Learning When the Concept Shifts: Confounding, Invariance, and Dimension Reduction

arXiv stat.ML / 4/2/2026

💬 OpinionIdeas & Deep AnalysisModels & Research

Key Points

  • The paper addresses domain adaptation under distribution shifts where unobserved confounding can change the optimal “concept” or model for prediction.
  • It introduces a linear structural causal model to handle endogeneity and uses invariant covariate representations to prevent concept shifts and improve target-domain risk.
  • The authors propose a representation learning approach that finds a lower-dimensional linear subspace and restricts the predictor to that subspace, balancing predictability versus stability.
  • Optimization is formulated as a constrained non-convex problem over the Stiefel manifold and is solved using a projected-gradient-style method, with analysis of the optimization landscape.
  • The work provides theory showing that with sufficient regularization most local optima correspond to invariant subspaces that are resilient to distribution shifts, and it validates the approach on real datasets.

Abstract

Practitioners often face the challenge of deploying prediction models in new environments with shifted distributions of covariates and responses. With observational data, such shifts are often driven by unobserved confounding, and can in fact alter the concept of which model is best. This paper studies distribution shifts in the domain adaptation problem with unobserved confounding. We postulate a linear structural causal model to account for endogeneity and unobserved confounding, and we leverage exogenous invariant covariate representations to cure concept shifts and improve target prediction. We propose a data-driven representation learning method that optimizes for a lower-dimensional linear subspace and a prediction model confined to that subspace.

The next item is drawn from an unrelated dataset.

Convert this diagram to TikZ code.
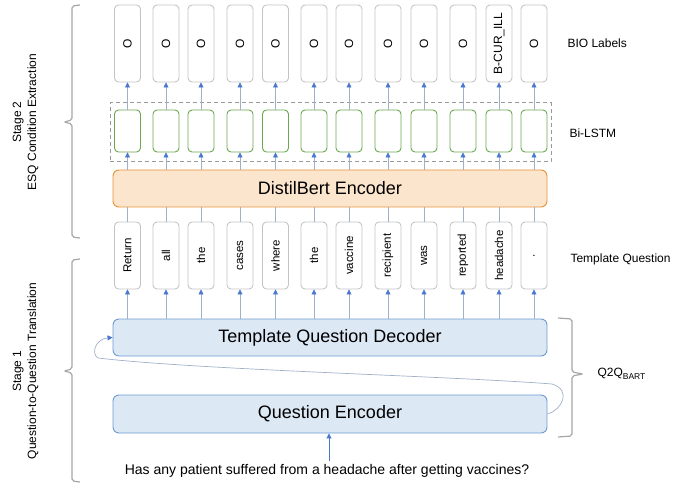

This method operates on a non-convex objective -- that interpolates between predictability and stability -- constrained to the Stiefel manifold, using an analog of projected gradient descent. We analyze the optimization landscape and prove that, provided sufficient regularization, nearly all local optima align with an invariant linear subspace resilient to distribution shifts. This method achieves a nearly ideal gap between target and source risk. We validate the method and theory with real-world data sets to illustrate the tradeoffs between predictability and stability.